Danger on East Broadway
Questions about safety in the Lower East Side neighborhood after massive brawl leads to stabbing
A street fight involving 30-40 men on the Lower East Side last Monday resulted in a 17-year-old being stabbed and has prompted the question of whether the neighborhood around the F Stop on East Broadway is safe. Police confirmed an arrest has been made but declined to offer any more details.
"Nobody really knows what happened," said Charles Hanson, owner of the nearby 169 Bar.
Hanson said men carrying what looked like rakes and other gardening tools started running down the street and one even tried to get into his bar after his bouncer saw what was going on and locked the door. The group gathered at the intersection and began fighting before dispersing. Hanson said nobody he's talked to, including the police, know why the fight occurred.
"We just saw people running down the street," said Hanson. "It looked like it was a gang thing."
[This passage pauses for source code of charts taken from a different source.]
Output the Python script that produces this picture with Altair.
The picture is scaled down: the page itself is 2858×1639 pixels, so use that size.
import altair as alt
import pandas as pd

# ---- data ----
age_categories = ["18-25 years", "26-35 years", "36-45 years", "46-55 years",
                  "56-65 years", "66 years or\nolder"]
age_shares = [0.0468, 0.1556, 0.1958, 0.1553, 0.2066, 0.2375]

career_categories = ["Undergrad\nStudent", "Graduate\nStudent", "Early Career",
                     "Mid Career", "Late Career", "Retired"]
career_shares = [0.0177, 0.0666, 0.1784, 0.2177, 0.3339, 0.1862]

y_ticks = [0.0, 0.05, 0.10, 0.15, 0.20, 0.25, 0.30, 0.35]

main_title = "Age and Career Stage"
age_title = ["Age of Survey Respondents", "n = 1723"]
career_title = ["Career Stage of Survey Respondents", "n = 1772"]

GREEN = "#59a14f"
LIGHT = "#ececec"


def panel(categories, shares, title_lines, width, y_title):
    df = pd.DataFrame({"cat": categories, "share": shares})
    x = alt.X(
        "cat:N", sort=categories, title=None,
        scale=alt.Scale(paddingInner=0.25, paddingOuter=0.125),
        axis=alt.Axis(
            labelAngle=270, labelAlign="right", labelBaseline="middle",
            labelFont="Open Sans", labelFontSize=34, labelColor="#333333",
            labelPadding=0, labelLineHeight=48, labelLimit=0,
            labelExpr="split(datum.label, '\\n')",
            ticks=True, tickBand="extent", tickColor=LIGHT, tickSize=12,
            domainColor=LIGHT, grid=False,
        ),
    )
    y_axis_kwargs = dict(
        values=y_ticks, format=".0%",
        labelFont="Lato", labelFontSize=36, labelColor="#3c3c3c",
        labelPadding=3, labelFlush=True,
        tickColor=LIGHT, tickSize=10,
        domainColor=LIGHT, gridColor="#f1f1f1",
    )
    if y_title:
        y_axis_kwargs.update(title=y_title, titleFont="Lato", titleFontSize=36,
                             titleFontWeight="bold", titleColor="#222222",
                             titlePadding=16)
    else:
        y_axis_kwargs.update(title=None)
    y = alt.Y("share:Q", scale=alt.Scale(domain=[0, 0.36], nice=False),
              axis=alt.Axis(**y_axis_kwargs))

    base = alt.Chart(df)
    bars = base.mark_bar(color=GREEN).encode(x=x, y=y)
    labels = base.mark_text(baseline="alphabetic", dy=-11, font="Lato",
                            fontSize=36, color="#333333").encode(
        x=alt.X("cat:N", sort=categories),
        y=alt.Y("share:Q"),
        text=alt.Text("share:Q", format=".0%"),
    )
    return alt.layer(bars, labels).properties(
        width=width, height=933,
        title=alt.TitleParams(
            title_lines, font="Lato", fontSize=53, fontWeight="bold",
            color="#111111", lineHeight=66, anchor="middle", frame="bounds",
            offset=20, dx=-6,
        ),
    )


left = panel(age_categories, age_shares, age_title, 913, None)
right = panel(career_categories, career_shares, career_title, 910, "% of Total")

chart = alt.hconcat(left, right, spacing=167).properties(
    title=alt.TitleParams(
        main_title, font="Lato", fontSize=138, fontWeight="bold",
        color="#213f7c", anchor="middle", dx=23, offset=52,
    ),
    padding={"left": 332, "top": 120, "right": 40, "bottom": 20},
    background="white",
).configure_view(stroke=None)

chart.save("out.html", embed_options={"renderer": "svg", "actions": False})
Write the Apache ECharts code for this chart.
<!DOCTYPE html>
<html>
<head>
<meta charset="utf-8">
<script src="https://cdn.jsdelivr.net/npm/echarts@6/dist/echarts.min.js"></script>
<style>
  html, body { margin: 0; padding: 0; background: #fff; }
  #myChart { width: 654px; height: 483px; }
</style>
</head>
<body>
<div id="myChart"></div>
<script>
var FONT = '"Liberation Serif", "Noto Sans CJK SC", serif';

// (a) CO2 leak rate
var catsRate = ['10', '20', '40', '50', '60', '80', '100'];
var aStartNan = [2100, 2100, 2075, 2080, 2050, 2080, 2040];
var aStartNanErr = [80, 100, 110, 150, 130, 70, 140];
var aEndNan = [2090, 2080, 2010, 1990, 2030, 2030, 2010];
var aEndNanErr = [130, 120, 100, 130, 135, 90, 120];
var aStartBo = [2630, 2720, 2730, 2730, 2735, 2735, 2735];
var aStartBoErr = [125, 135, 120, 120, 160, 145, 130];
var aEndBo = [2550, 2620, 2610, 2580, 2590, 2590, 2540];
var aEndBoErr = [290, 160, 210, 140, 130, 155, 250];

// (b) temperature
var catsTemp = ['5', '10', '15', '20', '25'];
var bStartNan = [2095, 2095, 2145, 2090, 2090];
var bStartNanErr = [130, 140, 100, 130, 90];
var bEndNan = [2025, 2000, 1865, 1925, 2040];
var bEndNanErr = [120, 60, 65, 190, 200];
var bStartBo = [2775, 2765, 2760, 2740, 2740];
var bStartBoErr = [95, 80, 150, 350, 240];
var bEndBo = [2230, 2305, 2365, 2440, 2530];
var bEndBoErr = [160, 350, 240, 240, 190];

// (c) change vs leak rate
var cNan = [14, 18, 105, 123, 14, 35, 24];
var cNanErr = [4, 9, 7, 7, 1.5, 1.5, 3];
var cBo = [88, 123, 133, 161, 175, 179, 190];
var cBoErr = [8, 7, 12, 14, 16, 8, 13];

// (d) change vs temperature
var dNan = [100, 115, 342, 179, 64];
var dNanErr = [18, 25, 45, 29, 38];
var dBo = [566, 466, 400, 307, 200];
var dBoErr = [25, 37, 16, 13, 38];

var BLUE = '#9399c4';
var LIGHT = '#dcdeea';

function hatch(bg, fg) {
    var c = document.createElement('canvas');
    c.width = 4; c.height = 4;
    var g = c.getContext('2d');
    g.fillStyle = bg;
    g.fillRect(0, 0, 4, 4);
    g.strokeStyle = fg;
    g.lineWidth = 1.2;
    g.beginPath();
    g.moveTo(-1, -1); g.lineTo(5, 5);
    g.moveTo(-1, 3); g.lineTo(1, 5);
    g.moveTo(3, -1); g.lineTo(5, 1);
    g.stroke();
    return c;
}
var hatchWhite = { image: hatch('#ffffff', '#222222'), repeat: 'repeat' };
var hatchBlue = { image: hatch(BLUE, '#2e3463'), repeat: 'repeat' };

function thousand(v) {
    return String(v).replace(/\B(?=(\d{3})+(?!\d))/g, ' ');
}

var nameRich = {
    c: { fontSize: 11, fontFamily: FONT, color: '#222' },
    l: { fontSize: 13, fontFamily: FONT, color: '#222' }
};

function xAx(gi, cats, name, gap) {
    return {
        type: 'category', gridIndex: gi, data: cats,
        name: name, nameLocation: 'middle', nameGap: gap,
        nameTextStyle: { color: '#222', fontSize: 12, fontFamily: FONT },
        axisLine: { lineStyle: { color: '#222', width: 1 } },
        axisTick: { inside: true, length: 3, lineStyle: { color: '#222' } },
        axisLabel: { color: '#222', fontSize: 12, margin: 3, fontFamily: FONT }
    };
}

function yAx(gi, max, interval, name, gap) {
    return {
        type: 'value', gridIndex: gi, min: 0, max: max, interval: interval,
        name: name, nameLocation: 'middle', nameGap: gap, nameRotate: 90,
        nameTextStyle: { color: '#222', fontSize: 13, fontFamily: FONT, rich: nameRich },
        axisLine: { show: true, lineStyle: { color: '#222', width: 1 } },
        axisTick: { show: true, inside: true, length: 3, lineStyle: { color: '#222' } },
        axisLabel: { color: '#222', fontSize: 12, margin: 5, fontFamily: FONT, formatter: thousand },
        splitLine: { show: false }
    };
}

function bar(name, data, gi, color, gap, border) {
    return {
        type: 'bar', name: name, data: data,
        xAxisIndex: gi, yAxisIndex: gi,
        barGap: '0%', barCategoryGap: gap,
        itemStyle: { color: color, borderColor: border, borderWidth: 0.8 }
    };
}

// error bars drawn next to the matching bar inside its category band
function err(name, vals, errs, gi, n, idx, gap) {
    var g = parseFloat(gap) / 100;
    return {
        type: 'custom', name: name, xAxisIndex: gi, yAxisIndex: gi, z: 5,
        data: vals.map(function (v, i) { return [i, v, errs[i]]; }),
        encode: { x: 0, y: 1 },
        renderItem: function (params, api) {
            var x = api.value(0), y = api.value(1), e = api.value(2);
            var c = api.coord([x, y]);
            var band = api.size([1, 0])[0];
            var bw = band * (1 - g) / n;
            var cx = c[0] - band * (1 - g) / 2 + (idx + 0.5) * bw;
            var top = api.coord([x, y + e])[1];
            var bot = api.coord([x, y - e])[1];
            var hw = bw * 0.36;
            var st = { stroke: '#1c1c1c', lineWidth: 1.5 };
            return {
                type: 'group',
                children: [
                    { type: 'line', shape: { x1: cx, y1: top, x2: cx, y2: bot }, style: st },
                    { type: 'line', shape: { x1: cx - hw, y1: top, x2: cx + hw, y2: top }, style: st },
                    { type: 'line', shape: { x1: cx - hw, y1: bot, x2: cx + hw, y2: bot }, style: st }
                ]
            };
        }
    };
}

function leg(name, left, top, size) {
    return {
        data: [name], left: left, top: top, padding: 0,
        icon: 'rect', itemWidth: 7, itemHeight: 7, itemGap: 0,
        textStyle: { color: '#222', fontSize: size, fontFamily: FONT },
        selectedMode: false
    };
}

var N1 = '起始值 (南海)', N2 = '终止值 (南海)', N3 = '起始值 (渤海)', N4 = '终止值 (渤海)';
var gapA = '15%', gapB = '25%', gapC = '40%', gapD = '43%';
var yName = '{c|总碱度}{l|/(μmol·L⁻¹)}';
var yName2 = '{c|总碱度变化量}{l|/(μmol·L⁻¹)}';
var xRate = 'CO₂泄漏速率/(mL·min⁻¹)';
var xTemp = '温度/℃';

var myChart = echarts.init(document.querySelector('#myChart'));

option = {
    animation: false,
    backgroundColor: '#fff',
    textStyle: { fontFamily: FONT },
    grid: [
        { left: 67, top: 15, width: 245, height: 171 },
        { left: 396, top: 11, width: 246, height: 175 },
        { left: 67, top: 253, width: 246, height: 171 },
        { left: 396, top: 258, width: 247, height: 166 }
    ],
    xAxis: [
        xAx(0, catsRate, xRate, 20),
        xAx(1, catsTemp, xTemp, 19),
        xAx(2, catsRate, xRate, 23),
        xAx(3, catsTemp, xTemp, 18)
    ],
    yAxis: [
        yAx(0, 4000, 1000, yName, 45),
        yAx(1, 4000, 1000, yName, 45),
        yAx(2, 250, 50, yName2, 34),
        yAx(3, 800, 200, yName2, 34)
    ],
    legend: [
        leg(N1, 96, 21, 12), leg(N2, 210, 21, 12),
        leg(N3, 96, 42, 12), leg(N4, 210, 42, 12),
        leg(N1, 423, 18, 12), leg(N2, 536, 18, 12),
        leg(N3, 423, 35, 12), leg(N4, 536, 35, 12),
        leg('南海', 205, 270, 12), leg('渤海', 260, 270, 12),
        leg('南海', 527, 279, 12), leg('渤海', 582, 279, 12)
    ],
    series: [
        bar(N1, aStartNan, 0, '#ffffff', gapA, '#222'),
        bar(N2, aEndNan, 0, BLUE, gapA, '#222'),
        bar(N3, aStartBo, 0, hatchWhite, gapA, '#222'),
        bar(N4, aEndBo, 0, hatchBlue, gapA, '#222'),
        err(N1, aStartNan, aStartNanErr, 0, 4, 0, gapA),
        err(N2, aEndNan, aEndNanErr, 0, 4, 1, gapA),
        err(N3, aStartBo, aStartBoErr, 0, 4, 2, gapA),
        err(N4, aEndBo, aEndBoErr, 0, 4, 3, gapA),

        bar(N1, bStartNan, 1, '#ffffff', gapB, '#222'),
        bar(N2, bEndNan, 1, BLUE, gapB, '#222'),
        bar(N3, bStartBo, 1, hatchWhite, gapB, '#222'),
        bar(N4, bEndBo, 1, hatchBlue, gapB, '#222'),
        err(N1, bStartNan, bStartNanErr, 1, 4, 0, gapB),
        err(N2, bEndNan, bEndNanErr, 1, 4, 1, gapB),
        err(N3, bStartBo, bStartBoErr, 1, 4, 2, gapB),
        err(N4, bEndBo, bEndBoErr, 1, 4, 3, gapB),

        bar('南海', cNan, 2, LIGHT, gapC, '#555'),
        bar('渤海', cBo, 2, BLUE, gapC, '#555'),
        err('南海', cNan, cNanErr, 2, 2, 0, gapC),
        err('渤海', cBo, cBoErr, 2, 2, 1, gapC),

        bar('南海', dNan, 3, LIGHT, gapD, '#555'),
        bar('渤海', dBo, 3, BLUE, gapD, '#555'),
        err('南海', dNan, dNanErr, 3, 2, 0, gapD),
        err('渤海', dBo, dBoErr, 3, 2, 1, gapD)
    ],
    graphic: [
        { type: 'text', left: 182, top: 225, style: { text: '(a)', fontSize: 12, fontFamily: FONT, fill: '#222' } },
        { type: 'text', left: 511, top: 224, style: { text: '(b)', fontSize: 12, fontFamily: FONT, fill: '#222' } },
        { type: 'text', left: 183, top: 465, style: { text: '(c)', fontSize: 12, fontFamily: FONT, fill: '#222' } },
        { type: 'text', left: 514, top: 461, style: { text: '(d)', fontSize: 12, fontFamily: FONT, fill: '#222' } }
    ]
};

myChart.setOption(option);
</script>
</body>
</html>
Hanson said he doesn't think the area is a bad neighborhood, but the subway stop at the corner of East Broadway is "not a good subway." The platform is deep underground with no 24-hour MTA booth and no visible security cameras. In February of this year, local blog Bowery Boogie wrote about a fist fight in the station that resulted in one teenager falling onto the subway tracks - he was thankfully pulled to safety before a train arrived - and cited it as "yet another example of how this station is harbinger of criminal activity. It's a deep tube with no station attendant or police, and little in the way of surveillance system."
One of Hanson's customer's took a cell-phone video of the brawl in which a group of young men seemed to be crowded around the intersection, pushing and shoving. At one point during the video one of the men is seen lying face down on the pavement.
When asked if he thinks the neighborhood has a gang problem, Hanson said, "I don't know, probably a little bit."
Hanson said undercover police looking for information on muggings and drug dealing frequently approach his employees. However, he was quick to add that he doesn't think the neighborhood has a problem with violence.
"Not on this street, not in this bar," said Hanson.
Casey Downing and David Giroux are law students at nearby NYU and live a couple blocks from where the brawl happened. They said they feel safe in the neighborhood and don't feel that crime is much of an issue.
"I feel safe as much as anywhere," said Downing, 30. "If you have your wits about you you're fine."
Giroux, 28, said he recently saw a woman get her phone snatched while she was sitting on her stoop. Bystanders gave chase but he didn't know if they caught the perpetrator.
Regardless, he feels safe walking in the neighborhood. "There's so many people out and about now," said Giroux.
Neither has noticed any gang activity in the area.
The proprietor of a fruit market at the corner of East Broadway and Rutgers Street said she doesn't feel safe in the neighborhood and has seen at least two fights where the brawl broke out last Monday.
Joe and Elaine Czarnecki, who have lived in the area for close to a year, said they feel safe. They don't see a real police presence but said there are so many people around that safety isn't an issue to them.